‘To All The Boys: Always and Forever”: a love letter coming to a close
March 11, 2021
The third and final installment of the “To All The Boys I’ve Loved Before” (or TATBILB) trilogy, “To All The Boys: Always and Forever,” was finally released to Netflix on Feb. 12—an exact year since the second film, “To All The Boys: P.S I Still Love You,” was released. Directed by Michael Fimognari, this film is based on the best-selling novel series written by Jenny Han. Though millions greatly loved the first film of the TATBILB series, the second film, unfortunately, did not live up to its immense anticipation. With its several disappointments, many fans were not as enthusiastic about the final film. However, “To All The Boys: Always And Forever” turned out to be much better than expected.

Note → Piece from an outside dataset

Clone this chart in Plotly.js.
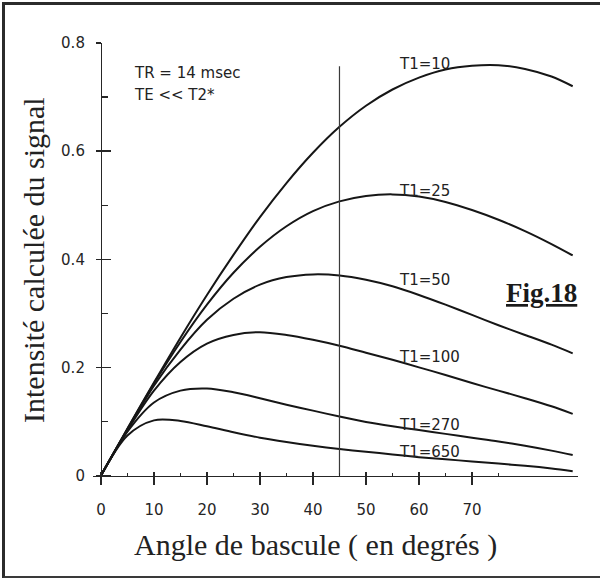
<!DOCTYPE html>
<html>
<head>
<meta charset="utf-8">
<script src="https://cdn.plot.ly/plotly-3.0.1.min.js"></script>
<style>
  html, body { margin: 0; padding: 0; background: #ffffff; }
  #wrap { position: relative; width: 600px; height: 578px; overflow: hidden; }
  #chart { width: 600px; height: 578px; }
  #frame { position: absolute; left: 2px; top: 2px; width: 640px; height: 571px;
           border-left: 3px solid #2b2b2b; border-top: 3px solid #2b2b2b; border-bottom: 3px solid #3a3a3a;
           pointer-events: none; }
</style>
</head>
<body>
<div id="wrap">
  <div id="chart"></div>
  <div id="frame"></div>
</div>
<script>
// Flip angle (degrees)
const angles = [0, 5, 10, 15, 20, 25, 30, 35, 40, 45, 50, 55, 60, 65, 70, 75, 80, 85, 89];

// Calculated signal intensity for each T1
const t1_10  = [0, 0.087, 0.172, 0.255, 0.334, 0.408, 0.478, 0.541, 0.597, 0.645, 0.684, 0.714, 0.736, 0.751, 0.758, 0.759, 0.752, 0.738, 0.720];
const t1_25  = [0, 0.086, 0.170, 0.247, 0.316, 0.375, 0.423, 0.461, 0.489, 0.507, 0.517, 0.520, 0.516, 0.506, 0.491, 0.473, 0.452, 0.428, 0.407];
const t1_50  = [0, 0.085, 0.166, 0.233, 0.288, 0.327, 0.353, 0.367, 0.372, 0.370, 0.362, 0.350, 0.334, 0.316, 0.297, 0.278, 0.260, 0.242, 0.226];
const t1_100 = [0, 0.084, 0.157, 0.210, 0.244, 0.260, 0.265, 0.260, 0.251, 0.240, 0.227, 0.214, 0.200, 0.186, 0.171, 0.157, 0.143, 0.128, 0.114];
const t1_270 = [0, 0.081, 0.135, 0.157, 0.161, 0.154, 0.143, 0.131, 0.120, 0.109, 0.099, 0.091, 0.084, 0.077, 0.070, 0.063, 0.055, 0.046, 0.038];
const t1_650 = [0, 0.074, 0.102, 0.101, 0.091, 0.080, 0.070, 0.062, 0.055, 0.049, 0.044, 0.039, 0.034, 0.030, 0.026, 0.022, 0.018, 0.013, 0.008];

const seriesNames = ["T1=10", "T1=25", "T1=50", "T1=100", "T1=270", "T1=650"];
const seriesValues = [t1_10, t1_25, t1_50, t1_100, t1_270, t1_650];

// Vertical reference line at 45 degrees
const refX = [45, 45];
const refY = [0, 0.757];

// Tick labels
const xTickVals = [0, 10, 20, 30, 40, 50, 60, 70];
const xTickText = ["0", "10", "20", "30", "40", "50", "60", "70"];
const xMinorVals = [5, 15, 25, 35, 45, 55, 65, 75];
const yTickVals = [0, 0.2, 0.4, 0.6, 0.8];
const yTickText = ["0", "0.2", "0.4", "0.6", "0.8"];
const yMinorVals = [0.1, 0.3, 0.5, 0.7];

const infoLines = ["TR = 14 msec", "TE &lt;&lt; T2*"];
const xTitle = "Angle de bascule ( en degrés )";
const yTitle = "Intensité calculée du signal";
const figLabel = "Fig.18";

// label placement (layout only)
const labelX = 55.8;
const labelY = [0.761, 0.527, 0.362, 0.220, 0.094, 0.044];

const XR = [-1.5, 90];
const YR = [-0.012, 0.8];
const xPos = (0 - YR[0]) / (YR[1] - YR[0]);
const yPos = (0 - XR[0]) / (XR[1] - XR[0]);

const lineCol = "#161616";
const axisCol = "#262626";
const tickFont = {family: "DejaVu Sans", size: 15, color: "#262626"};

const traces = seriesValues.map((vals, i) => ({
  type: "scatter", mode: "lines", name: seriesNames[i],
  x: angles, y: vals,
  line: {color: lineCol, width: 2, shape: "spline", smoothing: 0.9},
  hoverinfo: "x+y+name", showlegend: false,
  xaxis: "x", yaxis: "y"
}));

traces.push({
  type: "scatter", mode: "lines", name: "45°",
  x: refX, y: refY,
  line: {color: "#3a3a3a", width: 1.2},
  showlegend: false, xaxis: "x2", yaxis: "y2"
});

const annotations = [];
seriesNames.forEach((n, i) => {
  annotations.push({
    text: n, x: labelX, y: labelY[i], xref: "x", yref: "y",
    xanchor: "left", yanchor: "middle", showarrow: false,
    font: {family: "DejaVu Sans", size: 15, color: "#222222"}
  });
});
annotations.push({
  text: infoLines[0], x: 5.9, y: 0.744, xref: "x", yref: "y",
  xanchor: "left", yanchor: "middle", showarrow: false,
  font: {family: "DejaVu Sans", size: 15, color: "#222222"}
});
annotations.push({
  text: infoLines[1], x: 5.9, y: 0.704, xref: "x", yref: "y",
  xanchor: "left", yanchor: "middle", showarrow: false,
  font: {family: "DejaVu Sans", size: 15, color: "#222222"}
});
annotations.push({
  text: yTitle, x: (33 - 93) / 485, y: (482 - 260) / 439, xref: "paper", yref: "paper",
  xanchor: "center", yanchor: "middle", textangle: -90, showarrow: false,
  font: {family: "Liberation Serif", size: 30, color: "#222222"}
});
annotations.push({
  text: xTitle, x: (315 - 93) / 485, y: (482 - 545) / 439, xref: "paper", yref: "paper",
  xanchor: "center", yanchor: "middle", showarrow: false,
  font: {family: "Liberation Serif", size: 30, color: "#222222"}
});
annotations.push({
  text: "<b><u>" + figLabel + "</u></b>", x: (541 - 93) / 485, y: (482 - 293) / 439,
  xref: "paper", yref: "paper", xanchor: "center", yanchor: "middle", showarrow: false,
  font: {family: "Liberation Serif", size: 27, color: "#1a1a1a"}
});

const layout = {
  width: 600, height: 578,
  margin: {l: 93, r: 22, t: 43, b: 96, pad: 0},
  paper_bgcolor: "#ffffff", plot_bgcolor: "#ffffff",
  showlegend: false,
  xaxis: {
    range: XR, anchor: "free", position: xPos,
    showline: true, linecolor: axisCol, linewidth: 1.5,
    showgrid: false, zeroline: false,
    tickmode: "array", tickvals: xTickVals, ticktext: xTickText,
    ticks: "outside", ticklen: 8, tickwidth: 1.5, tickcolor: axisCol,
    ticklabelstandoff: 12,
    tickfont: tickFont, fixedrange: true
  },
  xaxis2: {
    range: XR, overlaying: "x", anchor: "free", position: xPos,
    showline: false, showgrid: false, zeroline: false,
    tickmode: "array", tickvals: xTickVals,
    ticks: "inside", ticklen: 4, tickwidth: 1.5, tickcolor: axisCol,
    showticklabels: false,
    minor: {tickmode: "array", tickvals: xMinorVals, ticks: "inside", ticklen: 3, tickwidth: 1.2, tickcolor: axisCol, showgrid: false},
    fixedrange: true
  },
  yaxis: {
    range: YR, anchor: "free", position: yPos,
    showline: true, linecolor: axisCol, linewidth: 1.5,
    showgrid: false, zeroline: false,
    tickmode: "array", tickvals: yTickVals, ticktext: yTickText,
    ticks: "outside", ticklen: 5, tickwidth: 1.5, tickcolor: axisCol,
    ticklabelstandoff: 8,
    tickfont: tickFont, fixedrange: true
  },
  yaxis2: {
    range: YR, overlaying: "y", anchor: "free", position: yPos,
    showline: false, showgrid: false, zeroline: false,
    tickmode: "array", tickvals: yTickVals,
    ticks: "inside", ticklen: 9, tickwidth: 1.5, tickcolor: axisCol,
    showticklabels: false,
    minor: {tickmode: "array", tickvals: yMinorVals, ticks: "inside", ticklen: 6, tickwidth: 1.2, tickcolor: axisCol, showgrid: false},
    fixedrange: true
  },
  annotations: annotations
};

Plotly.newPlot("chart", traces, layout, {displayModeBar: false, staticPlot: true});
</script>
</body>
</html>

“To All The Boys: P.S I Still Love You” lacked many things, one of them being a prevalent issue that enhanced the film from just a regular cliche “love triangle” concept. In the third film, Lara Jean (Lana Condor) and Peter (Noah Centineo) meet the struggles of being in a romantic relationship while planning for college. This shows a very realistic issue that numerous high school relationships face, connecting better with the audience. You can understand and feel Lara Jean and Peter’s frustration and desperation as they try and develop several solutions for their relationship to work—and most of all, you care and worry about what happens to them next.
Another feature of this movie that I particularly enjoyed was the little nods to the first film. In the beginning, after Lara Jean returns from Korea and reunites with Peter, we get a nostalgic living room couch scene, similar to the one in the first movie. What made the one in the first film so impactful was that it allowed us to see Peter and Lara Jean bond with one another and Peter bond with Lara Jean’s little sister Kitty. Now in “To All The Boys: Always and Forever,” we see the couple talk about Korea’s famous love locks and Peter’s surprised but adorable reaction when Kitty reveals that she met a boy there.

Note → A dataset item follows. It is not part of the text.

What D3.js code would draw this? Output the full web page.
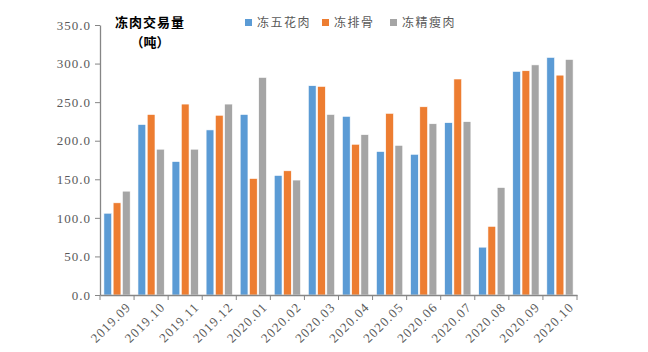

One more recognition from the first film that I loved was the short scene between Gen and Lara Jean about halfway through. In “To All The Boys I’ve Loved Before,” Gen mocks Lara Jean’s shoes by the lockers, as in that time they were not on good terms. However, in the third film, we have the same setting with Gen and Lara Jean, but this time Gen compliments Lara Jeans on her shoes before Lara Jean decides to confide in her about college. This was such an important and entertaining scene to show Gen and Lara Jean’s progress in their relationship since the first film. More examples of small acknowledgments to the previous installments were heartfelt moments in the café and the iconic handshake of a contract agreement.

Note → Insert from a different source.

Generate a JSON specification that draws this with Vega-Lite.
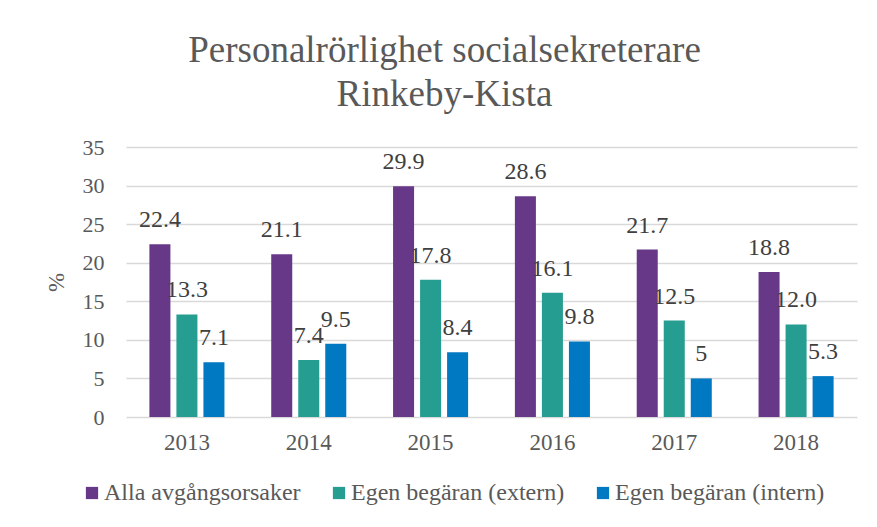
{
  "$schema": "https://vega.github.io/schema/vega-lite/v6.json",
  "width": 731,
  "height": 270,
  "autosize": {"type": "none"},
  "padding": {"left": 126, "top": 147, "right": 20, "bottom": 110},
  "background": "white",
  "config": {"view": {"stroke": null}, "font": "Liberation Serif"},
  "title": {
    "text": ["Personalrörlighet socialsekreterare", "Rinkeby-Kista"],
    "font": "Liberation Serif",
    "fontSize": 37,
    "fontWeight": "normal",
    "color": "#595959",
    "anchor": "middle",
    "frame": "group",
    "dx": -47,
    "offset": 22,
    "lineHeight": 44
  },
  "data": {
    "values": [
      {"year": "2013", "series": "Alla avgångsorsaker", "value": 22.4, "label": "22.4"},
      {"year": "2013", "series": "Egen begäran (extern)", "value": 13.3, "label": "13.3"},
      {"year": "2013", "series": "Egen begäran (intern)", "value": 7.1, "label": "7.1"},
      {"year": "2014", "series": "Alla avgångsorsaker", "value": 21.1, "label": "21.1"},
      {"year": "2014", "series": "Egen begäran (extern)", "value": 7.4, "label": "7.4"},
      {"year": "2014", "series": "Egen begäran (intern)", "value": 9.5, "label": "9.5"},
      {"year": "2015", "series": "Alla avgångsorsaker", "value": 29.9, "label": "29.9"},
      {"year": "2015", "series": "Egen begäran (extern)", "value": 17.8, "label": "17.8"},
      {"year": "2015", "series": "Egen begäran (intern)", "value": 8.4, "label": "8.4"},
      {"year": "2016", "series": "Alla avgångsorsaker", "value": 28.6, "label": "28.6"},
      {"year": "2016", "series": "Egen begäran (extern)", "value": 16.1, "label": "16.1"},
      {"year": "2016", "series": "Egen begäran (intern)", "value": 9.8, "label": "9.8"},
      {"year": "2017", "series": "Alla avgångsorsaker", "value": 21.7, "label": "21.7"},
      {"year": "2017", "series": "Egen begäran (extern)", "value": 12.5, "label": "12.5"},
      {"year": "2017", "series": "Egen begäran (intern)", "value": 5, "label": "5"},
      {"year": "2018", "series": "Alla avgångsorsaker", "value": 18.8, "label": "18.8"},
      {"year": "2018", "series": "Egen begäran (extern)", "value": 12.0, "label": "12.0"},
      {"year": "2018", "series": "Egen begäran (intern)", "value": 5.3, "label": "5.3"}
    ]
  },
  "encoding": {
    "x": {
      "field": "year",
      "type": "nominal",
      "scale": {"paddingInner": 0.384, "paddingOuter": 0.192},
      "axis": {
        "title": null,
        "labelAngle": 0,
        "labelFont": "Liberation Serif",
        "labelFontSize": 23,
        "labelColor": "#595959",
        "labelPadding": 14,
        "domain": false,
        "ticks": false,
        "grid": false
      }
    },
    "xOffset": {
      "field": "series",
      "type": "nominal",
      "sort": ["Alla avgångsorsaker", "Egen begäran (extern)", "Egen begäran (intern)"],
      "scale": {"paddingInner": 0.222, "paddingOuter": 0}
    },
    "y": {
      "field": "value",
      "type": "quantitative",
      "scale": {"domain": [0, 35], "nice": false},
      "axis": {
        "title": "%",
        "titleFont": "Liberation Serif",
        "titleFontSize": 23,
        "titleFontWeight": "normal",
        "titleColor": "#595959",
        "titlePadding": 14,
        "values": [0, 5, 10, 15, 20, 25, 30, 35],
        "labelFont": "Liberation Serif",
        "labelFontSize": 22,
        "labelColor": "#595959",
        "labelPadding": 22,
        "domain": false,
        "ticks": false,
        "grid": true,
        "gridColor": "#D9D9D9",
        "gridWidth": 1.5
      }
    }
  },
  "layer": [
    {
      "mark": {"type": "bar"},
      "encoding": {
        "color": {
          "field": "series",
          "type": "nominal",
          "sort": ["Alla avgångsorsaker", "Egen begäran (extern)", "Egen begäran (intern)"],
          "scale": {
            "domain": ["Alla avgångsorsaker", "Egen begäran (extern)", "Egen begäran (intern)"],
            "range": ["#673888", "#269D91", "#0078C2"]
          },
          "legend": {
            "title": null,
            "orient": "none",
            "direction": "horizontal",
            "legendX": -46,
            "legendY": 334,
            "symbolType": "square",
            "symbolSize": 150,
            "symbolStrokeWidth": 0,
            "labelFont": "Liberation Serif",
            "labelFontSize": 24,
            "labelColor": "#595959",
            "labelOffset": 0,
            "columnPadding": 26,
            "labelLimit": 400
          }
        }
      }
    },
    {
      "mark": {
        "type": "text",
        "baseline": "alphabetic",
        "dy": -17,
        "font": "Liberation Serif",
        "fontSize": 24,
        "color": "#404040"
      },
      "encoding": {
        "text": {"field": "label", "type": "nominal"}
      }
    }
  ]
}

In TATBILB part three, we are reminded of a reason why Lara Jean and Peter connected so well, and that is the absence of someone important in their lives. We see that because Lara Jean’s mother tragically passed away, she and her older sister Margot understandably feel strange as they try to adapt to their dad’s new fiance, Trina, moving into their house. However, this film significantly focuses more on Peter’s complicated relationship with his estranged father. I found it very refreshing to see Peter face his father’s return but grow from it as well. Once they both talk at the café, Peter becomes closer to forgiving his father and learns a valuable lesson about love from him as well, which ultimately ends up saving his relationship with Lara Jean.
Even though the TATBILB series is centered around Lara Jean and Peter’s love story, it was nice to have incorporated moments of Lara Jean’s family and best friends Chris and Lucas as well. In the second movie, Lara Jean’s family and best friends are barely seen, and the times they were on camera did not seem to be enough and have that similar effect they had in the first film. The third movie, however, includes many more scenes with Lara Jean’s family and best friends, as well as the continued short and sweet love story between Chris and fellow lacrosse player, Trevor. Lara Jean’s dad’s upcoming wedding is briefly mentioned a couple of times as well, which was pleasantly surprising as I did not think it would be that included.
Though this movie is definitely not a masterpiece and painfully unrealistic in several ways—the biggest one being Peter getting into Stanford merely on a lacrosse scholarship—it is still far better than expected. I was ready to go into this movie making a list of all the terrible things about it. But I was shocked to see that this film was not half bad compared to many other teen rom-coms, especially the second movie in its trilogy. Although nothing can match up to the magic of the first TATBILB movie, “To All The Boys: Always and Forever” is assuredly much better than the second and an overall enjoyable and lighthearted film to watch—perfect for a Valentine’s Day flick.